Similarly, for strict ordering at the receiving end, we need to serialize all the requests to give out messages one by one. If that’s not required, we have better throughput and lower latency at the receiving end.

Due to the reasons mentioned above, many distributed messaging queue solutions either don’t guarantee a strict order or have limitations around throughput. As we saw previously, the queues have to perform many additional validations and coordination operations to maintain the order.

Managing concurrency#

Concurrent queue access needs proper management. Concurrency can take place at the following stages:

When multiple messages arrive at the same time.
When multiple consumers request concurrently for a message.

The first solution is to use the locking mechanism.

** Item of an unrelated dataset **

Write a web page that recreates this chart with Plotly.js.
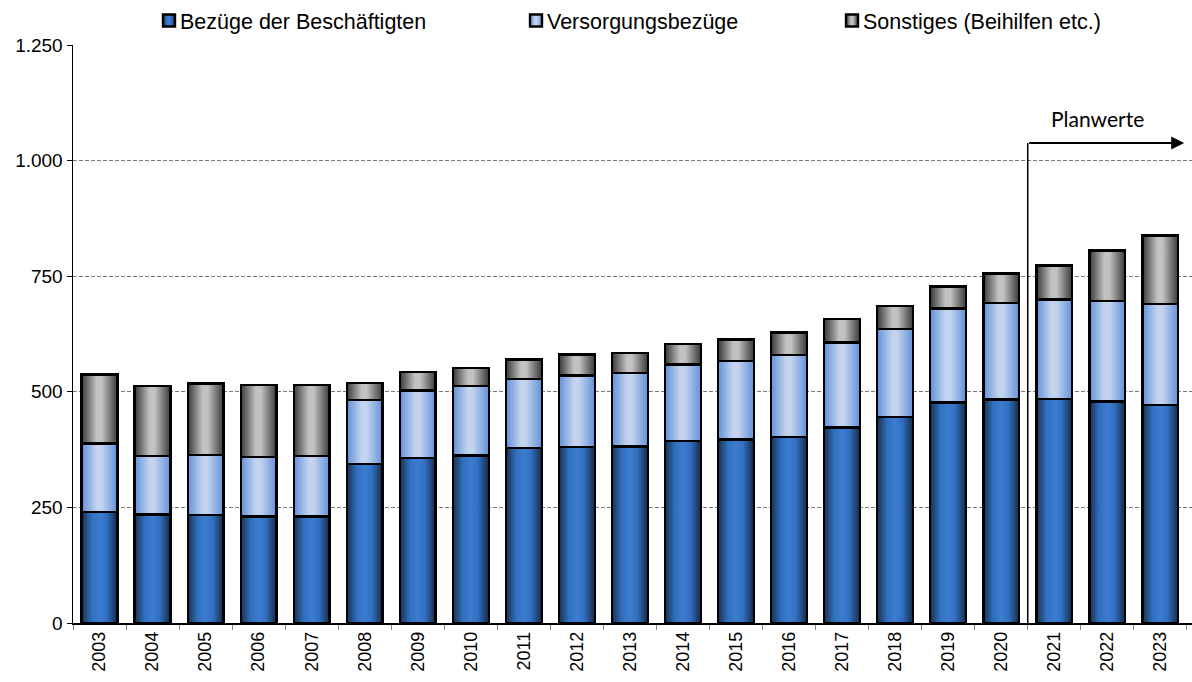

When a process or thread requests a message, it should acquire a lock for placing or consuming messages from the queue. However, as was discussed earlier, this approach has several drawbacks. It’s neither scalable nor performant.

Another solution is to serialize the requests using the system’s buffer at both ends of the queue so that the incoming messages are placed in an order, and consumer processes also receive messages in their arrival sequence. By serializing requests, we mean that the requests (either for putting data or extracting data), which come to the server would be queued by the OS, and a single application thread will put them in the queue (we can assume that both kinds of requests, put and extract come to the same port) without any locking. It will be a possible lock-free solution, providing high throughput. This is a more viable solution because it can help us avoid the occurrence of race conditions.

Applications might use multiple queues with dedicated producers and consumers to keep the ordering cost per queue under check, although this comes at the cost of more complicated application logic.